A Dataset of Information-Seeking Questions and Answers Anchored in Research Papers
This paper introduces Qasper, a specialized dataset designed to advance research in NLP by facilitating the development of question answering (QA) systems focused on academic research papers. The presented dataset comprises 5,049 questions derived from 1,585 NLP research papers, emphasizing the need for complex document-level reasoning.
Dataset Characteristics and Construction
Qasper targets information-seeking questions that require answers embedded in the full text of academic papers. Distinct from other existing datasets, which predominantly focus on factoid-style questions, Qasper questions are crafted by NLP practitioners who initially only skim the title and abstract of the paper in question. Answers are provided by separate annotators who validate and supply supporting evidence found within the paper.

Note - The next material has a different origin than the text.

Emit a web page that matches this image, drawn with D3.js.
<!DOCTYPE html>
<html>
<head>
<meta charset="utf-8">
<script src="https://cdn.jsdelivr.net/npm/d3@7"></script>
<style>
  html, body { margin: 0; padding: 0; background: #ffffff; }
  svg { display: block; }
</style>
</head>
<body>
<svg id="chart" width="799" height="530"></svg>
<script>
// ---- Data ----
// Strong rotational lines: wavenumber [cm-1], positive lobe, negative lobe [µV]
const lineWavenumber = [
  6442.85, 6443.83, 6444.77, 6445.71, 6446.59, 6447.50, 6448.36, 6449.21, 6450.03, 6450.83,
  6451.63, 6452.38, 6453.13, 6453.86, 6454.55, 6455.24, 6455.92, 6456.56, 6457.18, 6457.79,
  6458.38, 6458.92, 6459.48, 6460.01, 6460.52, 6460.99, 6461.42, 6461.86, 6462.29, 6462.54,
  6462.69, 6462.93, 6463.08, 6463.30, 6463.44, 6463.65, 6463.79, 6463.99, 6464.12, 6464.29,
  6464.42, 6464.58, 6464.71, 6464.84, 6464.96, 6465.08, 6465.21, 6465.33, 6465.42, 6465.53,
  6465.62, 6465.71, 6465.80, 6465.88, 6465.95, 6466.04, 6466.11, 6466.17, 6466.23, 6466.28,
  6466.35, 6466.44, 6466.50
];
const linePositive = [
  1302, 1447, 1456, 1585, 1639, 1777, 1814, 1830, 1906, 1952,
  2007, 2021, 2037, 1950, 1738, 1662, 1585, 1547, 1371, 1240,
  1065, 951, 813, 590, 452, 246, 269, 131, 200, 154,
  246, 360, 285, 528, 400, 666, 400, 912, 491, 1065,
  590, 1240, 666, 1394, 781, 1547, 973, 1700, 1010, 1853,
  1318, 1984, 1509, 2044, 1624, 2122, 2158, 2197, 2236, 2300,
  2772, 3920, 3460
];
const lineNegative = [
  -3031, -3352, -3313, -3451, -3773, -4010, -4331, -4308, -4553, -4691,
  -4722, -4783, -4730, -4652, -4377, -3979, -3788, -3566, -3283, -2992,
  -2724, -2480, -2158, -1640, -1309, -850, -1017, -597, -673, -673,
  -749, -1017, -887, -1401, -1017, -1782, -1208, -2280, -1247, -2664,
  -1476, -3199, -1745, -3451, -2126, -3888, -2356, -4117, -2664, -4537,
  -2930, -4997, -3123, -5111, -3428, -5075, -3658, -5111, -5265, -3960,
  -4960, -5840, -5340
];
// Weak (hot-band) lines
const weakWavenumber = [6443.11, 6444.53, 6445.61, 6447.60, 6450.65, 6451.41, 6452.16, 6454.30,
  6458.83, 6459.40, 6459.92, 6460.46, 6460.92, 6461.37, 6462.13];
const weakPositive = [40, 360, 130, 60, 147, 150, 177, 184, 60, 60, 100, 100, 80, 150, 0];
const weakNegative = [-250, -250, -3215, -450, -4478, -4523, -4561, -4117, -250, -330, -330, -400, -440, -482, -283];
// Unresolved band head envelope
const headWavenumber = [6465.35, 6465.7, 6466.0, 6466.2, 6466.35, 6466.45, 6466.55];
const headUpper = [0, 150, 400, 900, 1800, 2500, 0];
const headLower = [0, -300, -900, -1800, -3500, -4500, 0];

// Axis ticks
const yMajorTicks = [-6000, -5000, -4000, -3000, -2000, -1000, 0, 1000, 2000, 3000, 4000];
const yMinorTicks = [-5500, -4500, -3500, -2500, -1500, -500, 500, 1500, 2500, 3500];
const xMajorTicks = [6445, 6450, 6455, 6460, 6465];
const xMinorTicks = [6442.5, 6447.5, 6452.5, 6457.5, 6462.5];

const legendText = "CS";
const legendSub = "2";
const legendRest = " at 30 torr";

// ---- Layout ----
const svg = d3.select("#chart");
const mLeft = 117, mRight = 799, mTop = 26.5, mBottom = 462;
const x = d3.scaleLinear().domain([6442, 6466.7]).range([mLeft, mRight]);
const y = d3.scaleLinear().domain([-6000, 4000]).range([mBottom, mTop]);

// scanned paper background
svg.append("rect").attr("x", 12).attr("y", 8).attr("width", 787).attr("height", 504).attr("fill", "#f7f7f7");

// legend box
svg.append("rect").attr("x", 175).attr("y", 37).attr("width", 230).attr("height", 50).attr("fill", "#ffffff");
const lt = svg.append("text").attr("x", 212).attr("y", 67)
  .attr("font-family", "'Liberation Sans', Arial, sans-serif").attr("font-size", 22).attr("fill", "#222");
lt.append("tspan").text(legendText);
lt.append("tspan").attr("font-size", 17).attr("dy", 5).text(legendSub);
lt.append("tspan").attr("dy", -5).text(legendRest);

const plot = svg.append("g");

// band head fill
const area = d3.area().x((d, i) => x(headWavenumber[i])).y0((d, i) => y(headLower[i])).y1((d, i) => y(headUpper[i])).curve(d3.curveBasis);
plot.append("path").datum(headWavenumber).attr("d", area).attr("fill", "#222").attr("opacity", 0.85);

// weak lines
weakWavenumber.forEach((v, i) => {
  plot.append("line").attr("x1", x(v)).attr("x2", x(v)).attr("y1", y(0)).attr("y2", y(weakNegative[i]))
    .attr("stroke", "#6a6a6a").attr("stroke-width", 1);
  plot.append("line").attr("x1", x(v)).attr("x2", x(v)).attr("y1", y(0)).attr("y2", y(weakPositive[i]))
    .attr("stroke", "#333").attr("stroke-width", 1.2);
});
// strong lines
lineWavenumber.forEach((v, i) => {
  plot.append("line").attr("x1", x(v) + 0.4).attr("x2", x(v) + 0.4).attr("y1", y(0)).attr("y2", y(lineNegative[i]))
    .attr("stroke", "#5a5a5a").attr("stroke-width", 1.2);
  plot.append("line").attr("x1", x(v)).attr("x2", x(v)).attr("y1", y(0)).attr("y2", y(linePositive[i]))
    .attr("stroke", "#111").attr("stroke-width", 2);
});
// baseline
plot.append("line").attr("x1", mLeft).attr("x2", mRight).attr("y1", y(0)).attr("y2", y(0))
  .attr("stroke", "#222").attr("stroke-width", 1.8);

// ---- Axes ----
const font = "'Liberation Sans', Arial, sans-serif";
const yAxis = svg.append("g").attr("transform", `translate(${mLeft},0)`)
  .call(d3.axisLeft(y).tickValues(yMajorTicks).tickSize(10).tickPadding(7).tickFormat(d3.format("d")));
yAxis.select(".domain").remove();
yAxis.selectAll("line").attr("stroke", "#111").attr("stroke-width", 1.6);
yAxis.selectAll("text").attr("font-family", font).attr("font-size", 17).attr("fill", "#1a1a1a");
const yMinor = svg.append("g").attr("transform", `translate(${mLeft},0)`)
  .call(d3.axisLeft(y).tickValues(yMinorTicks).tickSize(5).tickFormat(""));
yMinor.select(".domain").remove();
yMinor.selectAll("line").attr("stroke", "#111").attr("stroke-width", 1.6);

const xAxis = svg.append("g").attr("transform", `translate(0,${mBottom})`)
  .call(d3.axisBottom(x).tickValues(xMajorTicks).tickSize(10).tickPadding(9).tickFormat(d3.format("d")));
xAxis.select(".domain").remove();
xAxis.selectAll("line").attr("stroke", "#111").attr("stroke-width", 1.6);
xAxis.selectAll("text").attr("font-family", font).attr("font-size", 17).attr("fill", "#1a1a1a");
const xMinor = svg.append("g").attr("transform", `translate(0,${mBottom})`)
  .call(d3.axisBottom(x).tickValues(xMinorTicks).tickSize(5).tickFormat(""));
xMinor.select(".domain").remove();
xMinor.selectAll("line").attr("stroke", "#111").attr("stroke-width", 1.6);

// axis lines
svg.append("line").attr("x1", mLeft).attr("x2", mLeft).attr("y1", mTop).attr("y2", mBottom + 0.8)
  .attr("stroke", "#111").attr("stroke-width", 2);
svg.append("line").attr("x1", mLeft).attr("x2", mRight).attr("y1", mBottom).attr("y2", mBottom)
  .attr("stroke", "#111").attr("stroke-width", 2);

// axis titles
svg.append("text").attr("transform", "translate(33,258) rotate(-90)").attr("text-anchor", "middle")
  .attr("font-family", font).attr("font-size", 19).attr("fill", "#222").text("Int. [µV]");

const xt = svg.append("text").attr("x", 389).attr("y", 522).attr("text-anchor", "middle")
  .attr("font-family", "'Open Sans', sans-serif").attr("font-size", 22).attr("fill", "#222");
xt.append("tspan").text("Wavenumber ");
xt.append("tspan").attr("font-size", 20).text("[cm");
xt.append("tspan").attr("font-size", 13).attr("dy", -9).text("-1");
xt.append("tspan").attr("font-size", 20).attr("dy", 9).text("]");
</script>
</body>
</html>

This decoupling of question writing and answering ensures genuine information-seeking behavior rather than retrospective fact extraction. Qasper's emphasis is on questions necessitating multi-paragraph reasoning and interpretation of diverse formats such as tables and figures. Consequently, the dataset highlights typical hurdles in scientific discourse comprehension, such as synthesizing disparate pieces of evidence spread across sections like methods, results, and discussion.
Model Evaluation and Benchmarking
The authors assess current QA models' efficacy on the Qasper dataset, demonstrating a significant performance gap between machine and human capabilities. Specifically, state-of-the-art document-level Transformer models, while proficient on other datasets, underperformed by a margin of at least 27 F1 points in answering Qasper questions compared to human annotators. This performance indicates the pressing need for enhancing document-grounded reasoning in QA systems.
The paper also presents a comprehensive analysis of annotator agreement to reinforce the dataset's robustness and validity. An estimated lower bound of human performance was established via inter-annotator comparisons, which the current models still struggle to meet.
Theoretical and Practical Implications
Qasper signifies a pivotal move toward developing machine learning models that more accurately reflect the nuanced human approach to exploring scientific texts. The intricate nature of the questions and the requirement for integrated understanding across diverse document sections make it a valuable resource for researchers aiming to develop more sophisticated, context-aware QA systems.
The insights gleaned from Qasper could have profound implications for the design of next-generation reading comprehension tools, enhancing automated systems' ability to interact meaningfully with scientific literature. By focusing on information-seeking scenarios anchored in real user interactions, Qasper encourages the creation of systems that genuinely assist in digesting complex academic content rather than displaying superficial textual patterns.
Future Directions
Qasper opens avenues for future research in various domains. A natural extension includes compiling similar datasets in other scientific disciplines or languages, given the currently English-centric scope. Additionally, leveraging the dataset for multimodal QA tasks involving figures and tables could further enrich its applicability. Cross-disciplinary collaboration between NLP experts and domain researchers could also refine methodologies for interpreting nuanced scientific discourse and constructing cross-domain QA systems.
In sum, Qasper serves as a substantial contribution to NLP, advocating for QA systems refined enough for rigorous, document-level challenges common in scientific inquiry, thereby pushing the boundaries of natural language understanding in specialized content areas.